Know Whom You’re Writing For
Chase Dreams’ second single, “My Brother’s Gay,” preaches a shamelessly pandering message of LGBTQ acceptance that comes at the expense of his brother Cary’s privacy. “[It came from] Chases’ team going, ‘Oh, you know what people like? Those pro-gay songs. We can make you be liked by making one of those songs everyone likes,’” Kelly explains. Chase, the sweet, naive boy that he is, is coming from a sincere place, even if his songwriters aren’t.
“I wrote these songs [imagining] I was a label executive and trying to involve different genres and go to the extreme of those genres,” McLaughlin says. “‘My Brother’s Gay’ is a One Republic anthem. I wanted to go to the extreme of that. I wanted to push as far as it can go — throw in every element instead of picking a few things …. I just tried to picture myself writing the types of songs I was writing eight years ago when I was like, ‘Yes, I will write for a 13-year-old.’”
“My Brother’s Gay” works, then, because it’s an exaggerated version of a very common situation: Many young, up-and-coming artists just aren’t in control of their careers yet.

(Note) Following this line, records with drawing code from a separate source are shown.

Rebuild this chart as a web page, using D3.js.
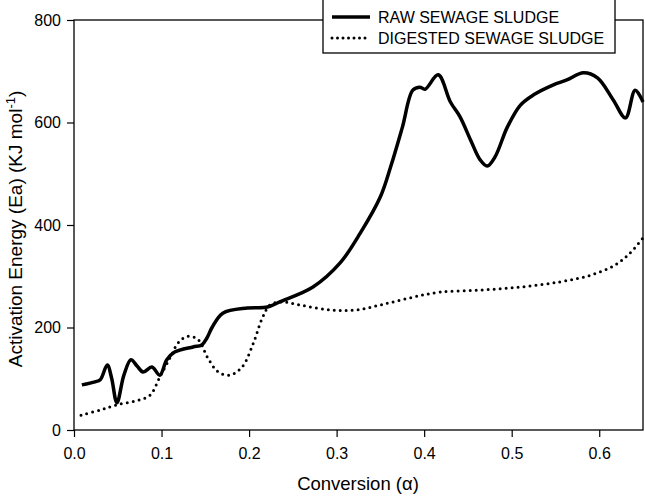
<!DOCTYPE html>
<html>
<head>
<meta charset="utf-8">
<script src="https://cdn.jsdelivr.net/npm/d3@7"></script>
<style>
  body { margin: 0; background: #fff; }
  svg text { font-family: "Liberation Sans", Arial, sans-serif; fill: #000; }
</style>
</head>
<body>
<svg id="chart" width="645" height="496"></svg>
<script>
// ----------------- DATA ----------------- //
var xTicks = [0, 0.1, 0.2, 0.3, 0.4, 0.5, 0.6];
var yTicks = [0, 200, 400, 600, 800];
var seriesNames = ['RAW SEWAGE SLUDGE', 'DIGESTED SEWAGE SLUDGE'];

var rawX = [0.009, 0.024, 0.030, 0.038, 0.043, 0.049, 0.057, 0.065, 0.072, 0.079, 0.089, 0.098, 0.106, 0.115,
    0.136, 0.146, 0.152, 0.158, 0.170, 0.198, 0.221, 0.235, 0.273, 0.304, 0.327, 0.350, 0.362, 0.375, 0.387,
    0.395, 0.401, 0.416, 0.430, 0.441, 0.453, 0.464, 0.472, 0.481, 0.495, 0.510, 0.525, 0.547, 0.563, 0.582,
    0.598, 0.616, 0.630, 0.641, 0.650];
var rawY = [88, 94, 98, 127, 101, 53, 107, 137, 125, 113, 123, 107, 137, 152,
    162, 166, 180, 201, 228, 238, 240, 250, 279, 326, 384, 455, 515, 590, 663,
    669, 665, 693, 640, 611, 566, 527, 515, 533, 591, 634, 654, 673, 683, 697,
    687, 644, 609, 663, 640];

var digX = [0.008, 0.030, 0.049, 0.075, 0.087, 0.098, 0.110, 0.119, 0.130, 0.142, 0.153, 0.165, 0.178, 0.192,
    0.205, 0.215, 0.224, 0.238, 0.258, 0.293, 0.321, 0.350, 0.384, 0.418, 0.464, 0.510, 0.555, 0.590, 0.618,
    0.635, 0.650];
var digY = [29, 39, 49, 59, 68, 103, 142, 170, 183, 176, 140, 113, 107, 123,
    170, 218, 244, 250, 244, 234, 234, 244, 258, 269, 273, 279, 289, 302, 322,
    345, 375];

// ----------------- LAYOUT ----------------- //
var svg = d3.select('#chart');
var margin = { top: 20, right: 2, bottom: 66, left: 74 };
var width = 645 - margin.left - margin.right;
var height = 496 - margin.top - margin.bottom;

var x = d3.scaleLinear().domain([0, 0.65]).range([0, width]);
var y = d3.scaleLinear().domain([0, 800]).range([height, 0]);

var g = svg.append('g').attr('transform', 'translate(' + margin.left + ',' + margin.top + ')');

// axes
var xAxis = g.append('g')
    .attr('transform', 'translate(0,' + height + ')')
    .call(d3.axisBottom(x).tickValues(xTicks).tickFormat(d3.format('.1f')).tickSize(7).tickSizeOuter(0));
var yAxis = g.append('g')
    .call(d3.axisLeft(y).tickValues(yTicks).tickFormat(d3.format('d')).tickSize(7).tickSizeOuter(0));

[xAxis, yAxis].forEach(function (a) {
    a.select('.domain').remove();
    a.selectAll('line').attr('stroke', '#000').attr('stroke-width', 1.2);
    a.selectAll('text').style('font-size', '16px');
});
xAxis.selectAll('text').attr('dy', '1.2em');
yAxis.selectAll('text').attr('x', -13);

// frame
g.append('rect')
    .attr('width', width).attr('height', height)
    .attr('fill', 'none').attr('stroke', '#000').attr('stroke-width', 1.3);

// ----------------- LINES ----------------- //
var line = d3.line()
    .x(d => x(d[0]))
    .y(d => y(d[1]))
    .curve(d3.curveCatmullRom.alpha(0.5));

var rawData = rawX.map((v, i) => [v, rawY[i]]);
var digData = digX.map((v, i) => [v, digY[i]]);

g.append('path')
    .datum(digData)
    .attr('d', line)
    .attr('fill', 'none')
    .attr('stroke', '#000')
    .attr('stroke-width', 3)
    .attr('stroke-linecap', 'round')
    .attr('stroke-dasharray', '0 6');

g.append('path')
    .datum(rawData)
    .attr('d', line)
    .attr('fill', 'none')
    .attr('stroke', '#000')
    .attr('stroke-width', 3.5)
    .attr('stroke-linejoin', 'round');

// ----------------- LABELS ----------------- //
svg.append('text')
    .attr('x', 358)
    .attr('y', 490)
    .attr('text-anchor', 'middle')
    .style('font-size', '18.5px')
    .text('Conversion (\u03B1)');

var yl = svg.append('text')
    .attr('transform', 'translate(22,229) rotate(-90)')
    .attr('text-anchor', 'middle')
    .style('font-size', '19px');
yl.append('tspan').text('Activation Energy (Ea) (KJ mol');
yl.append('tspan').attr('dy', -7).style('font-size', '13px').text('-1');
yl.append('tspan').attr('dy', 7).text(')');

// ----------------- LEGEND ----------------- //
var legend = svg.append('g');
legend.append('rect')
    .attr('x', 323).attr('y', -1).attr('width', 292).attr('height', 54)
    .attr('fill', '#fff').attr('stroke', '#000').attr('stroke-width', 1.3);

seriesNames.forEach(function (name, i) {
    var ly = 17 + i * 21;
    var sample = legend.append('line')
        .attr('x1', 332).attr('x2', 370).attr('y1', ly).attr('y2', ly)
        .attr('stroke', '#000');
    if (i === 0) {
        sample.attr('stroke-width', 3.5);
    } else {
        sample.attr('stroke-width', 3).attr('stroke-linecap', 'round').attr('stroke-dasharray', '0 5.5');
    }
    legend.append('text')
        .attr('x', 378).attr('y', ly + 6)
        .style('font-size', '16px')
        .text(name);
});
</script>
</body>
</html>
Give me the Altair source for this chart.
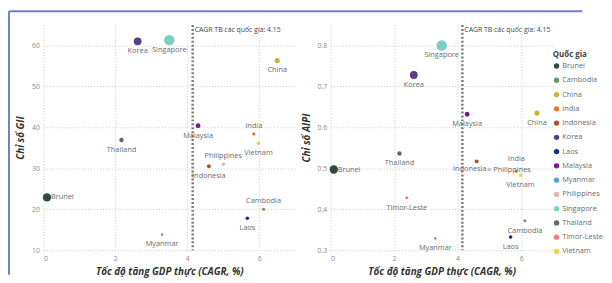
import altair as alt
import pandas as pd

countries = ["Brunei", "Cambodia", "China", "India", "Indonesia", "Korea", "Laos",
             "Malaysia", "Myanmar", "Philippines", "Singapore", "Thailand",
             "Timor-Leste", "Vietnam"]
cagr = [0.1, 6.12, 6.5, 5.85, 4.6, 2.62, 5.67, 4.3, 3.3, 5.0, 3.5, 2.17, 2.4, 5.98]
gii = [22.9, 20.0, 56.3, 38.4, 30.5, 61.0, 17.8, 40.4, 13.8, 31.0, 61.3, 36.9, None, 36.1]
aipi = [0.497, 0.372, 0.635, 0.493, 0.517, 0.728, 0.332, 0.632, 0.329, 0.497, 0.800,
        0.536, 0.428, 0.483]
bubble = [72, 10, 28, 10, 16, 64, 13, 24, 7, 13, 113, 20, 10, 13]
colors = ["#2e4a3e", "#6b9a62", "#d6ad35", "#e07b2a", "#a8552b", "#5b3f8c", "#1e2a94",
          "#76198a", "#5b9fd1", "#dcb6bb", "#7fcdc3", "#5e6866", "#ea7f80", "#f2cf4a"]
avg_cagr = [4.15]

gii_above = ["India", "Philippines", "Cambodia"]
gii_right = ["Brunei"]
aipi_above = ["India"]
aipi_right = ["Brunei", "Philippines"]
aipi_left = ["Indonesia"]

df = pd.DataFrame({"Quốc gia": countries, "CAGR": cagr, "GII": gii, "AIPI": aipi,
                   "Quy mô": bubble})
avg_df = pd.DataFrame({"avg": avg_cagr})

FONT = "Open Sans"
color_scale = alt.Scale(domain=countries, range=colors)
size_scale = alt.Scale(domain=[0, 113], range=[0, 113])
x_axis = alt.Axis(values=[0, 2, 4, 6], title="Tốc độ tăng GDP thực (CAGR, %)")


def panel(ycol, ytitle, yvals, ydom, above, right, left, w, above_dy, extra=None):
    base = alt.Chart(df).transform_filter(alt.datum[ycol] != None)
    x = alt.X("CAGR:Q", scale=alt.Scale(domain=[0, 7], nice=False), axis=x_axis)
    y = alt.Y(f"{ycol}:Q", scale=alt.Scale(domain=ydom, nice=False, zero=False),
              axis=alt.Axis(values=yvals, title=ytitle))
    pts = base.mark_circle(opacity=1).encode(
        x=x, y=y,
        color=alt.Color("Quốc gia:N", scale=color_scale,
                        legend=alt.Legend(title="Quốc gia")),
        size=alt.Size("Quy mô:Q", scale=size_scale, legend=None),
    )
    others = above + right + left
    tcommon = dict(fontSize=7.5, color="#6b6b6b", font=FONT)
    below_t = base.transform_filter(
        ~alt.FieldOneOfPredicate(field="Quốc gia", oneOf=others)
    ).mark_text(dy=10, baseline="middle", **tcommon).encode(x=x, y=y, text="Quốc gia:N")
    above_t = base.transform_filter(
        alt.FieldOneOfPredicate(field="Quốc gia", oneOf=above)
    ).mark_text(dy=above_dy, baseline="middle", **tcommon).encode(
        x=x, y=y, text="Quốc gia:N")
    layers = [pts, below_t, above_t]
    if right:
        layers.append(base.transform_filter(
            alt.FieldOneOfPredicate(field="Quốc gia", oneOf=right)
        ).mark_text(dx=4, align="left", baseline="middle", **tcommon).encode(
            x=x, y=y, text="Quốc gia:N"))
    if left:
        layers.append(base.transform_filter(
            alt.FieldOneOfPredicate(field="Quốc gia", oneOf=left)
        ).mark_text(dx=-7, dy=8, baseline="middle", **tcommon).encode(
            x=x, y=y, text="Quốc gia:N"))
    rule = alt.Chart(avg_df).mark_rule(strokeDash=[2, 2], strokeWidth=2.5,
                                       color="#7a7a7a").encode(x=alt.X("avg:Q"))
    rtext = alt.Chart(avg_df).mark_text(align="left", dx=2, fontSize=7, color="#444",
                                        font=FONT, baseline="middle").encode(
        x="avg:Q", y=alt.value(5), text=alt.value("CAGR TB các quốc gia: 4.15"))
    allk = [rule] + layers + [rtext]
    if extra:
        allk = extra + allk
    return alt.layer(*allk).properties(width=w, height=229)


frame = [
    alt.Chart(avg_df).mark_rule(color="#6b7fd3", strokeWidth=2).encode(
        x=alt.value(-35), y=alt.value(-14), y2=alt.value(254)),
    alt.Chart(avg_df).mark_rule(color="#6b7fd3", strokeWidth=2).encode(
        x=alt.value(-35), x2=alt.value(548), y=alt.value(-14)),
]

left = panel("GII", "Chỉ số GII", [10, 20, 30, 40, 50, 60], [10, 65],
             gii_above, gii_right, [], 256, -8, extra=frame)
right = panel("AIPI", "Chỉ số AIPI", [0.3, 0.4, 0.5, 0.6, 0.7, 0.8], [0.3, 0.85],
              aipi_above, aipi_right, aipi_left, 226, -12)

chart = alt.hconcat(left, right, spacing=36, bounds="flush").properties(
    padding={"left": 0, "top": 0, "right": 0, "bottom": 0}
).configure_view(stroke=None).configure_axis(
    domain=False, ticks=False, grid=True, gridDash=[1, 2], gridColor="#c8c8c8",
    labelColor="#8a8a8a", labelFontSize=7, labelFont=FONT, labelPadding=4,
    titleFont=FONT, titleFontSize=10, titleFontWeight="bold", titleFontStyle="italic",
    titleColor="#333333",
).configure_axisX(titlePadding=6).configure_axisY(titlePadding=6).configure_legend(
    orient="none", legendX=518, legendY=27, titleFont=FONT, titleFontSize=8,
    titleColor="#444", titleFontWeight="bold", labelFont=FONT, labelFontSize=7.5,
    labelColor="#6b6b6b", symbolType="circle", symbolSize=30, rowPadding=5.5,
    titlePadding=3, labelOffset=2, symbolStrokeWidth=0,
)

chart.save("out.html", embed_options={"renderer": "svg", "actions": False})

“The whole point of these songs is to not make fun of Chase,” McLaughlin says. “It’s to pinpoint where an artist like this would be in his career at that specific moment — and the types of choices that adults would be making around him and asking him to sing.”
Be Prepared for Life to Imitate Art
The club-banger “Stink,” which appears later on in the season, was designed to be gross and over-the-top: “It’s the next progression of where his team has decided he needs to go, which is that he’s a fuckboy,” Schneider explains.
As a result, no idea was too outlandish during the writing process. “When I’m writing with an artist like Troye or Selena, or anyone who I’m fortunate enough to work with, there is a check and balance within the room,” McLaughlin says. “With ‘Stink,’ the only check and balance was making sure that it was catchy and sounded ridiculous. There was no, ‘Is this tasteful?’”
Despite — or perhaps because of — the track’s immature, pseudo-sexual ickiness, “Stink” is a solid bop, and McLaughlin says it became a favorite of the show’s cast and crew. However, this fake song had to undergo some last-minute changes because of a real-world music development.
“It was originally called ‘Drip,’” Kelly recalls, because the word toed the desired line between been disgusting and flat-out inappropriate. “And then Cardi B released a song called ‘Drip’ right when we were about to go into production.”
“That’s probably the only time that a joke of ours has been poached by Cardi B,” Schneider adds. “Hopefully, not the last.”